For these there are few legitimate opportunities to make money, he said.
Young men then see other young men who wear “Prada trainers and expensive designer jackets and drive nice cars” being successful in the drug market and take them as role models.
Treadwell also said that being paid some attention by people “who seem to be initially at least interested in you” mixes with this idea that material possessions equate to success.
Lure of the Drug Market
These factors, he said, all combine to make the lure of the drug market trump considerations of right and wrong and promulgate “an incredibly selfish” attitude on the part of offenders.
He said taking the profitability out of the drug market and thereby removing the glamour that tempts young people to it would likely be more effective in curbing their involvement than over-toughening the laws.

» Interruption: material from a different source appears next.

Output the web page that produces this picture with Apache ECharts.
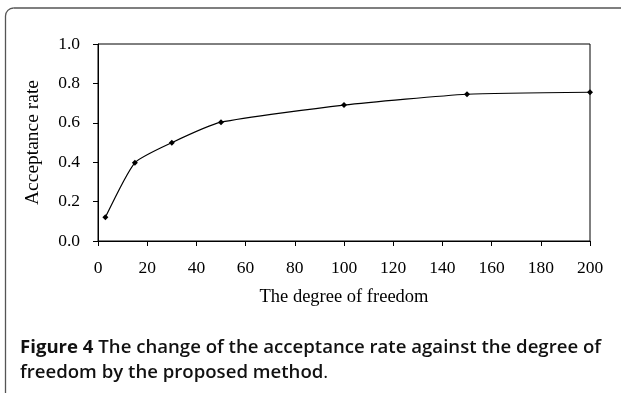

“If they’d seen more of those people losing everything and having it taken away and not being the success stories, then actually that probably has a greater impact,” he said.
Nevertheless, he said punitive penalties are needed to protect and give respite to society from people who often end up committing “very, very, serious violence,” and from those who carry on destructive cycles of criminal behavior even though they have seen them decimate their own families.
But to see such criminals as all “bad, horrible, nasty, terrible, predatory individuals who need locking up and punishing” is not accurate, he said.
Nor is the “naïve liberalism” that sees them all as the impoverished, “sinned against poor,” whose criminality is not their own fault, and which denies that offenders do have choices.
He said that prisons can sometimes work well and, as in the new sentencing guidelines, the exploitation of the vulnerable by street-level county lines drug dealers should be recognized.
It’s nevertheless key, he said, not to only focus on street-level drug dealing crimes, but to also catch the people much higher up in the illegal drug trade hierarchy.
These are the hardened criminals at the “high end of the tree of organized crime” who, while importing drugs into the country on a large scale, are often hiding behind apparently legitimate enterprises.
“If we’re really going to deal with the damage that the drug market does, are we getting the right people if we start at the lower end?” he asked.
“And that’s where I’m not convinced,” he added.
The new sentencing rules will come into effect from April 1 this year.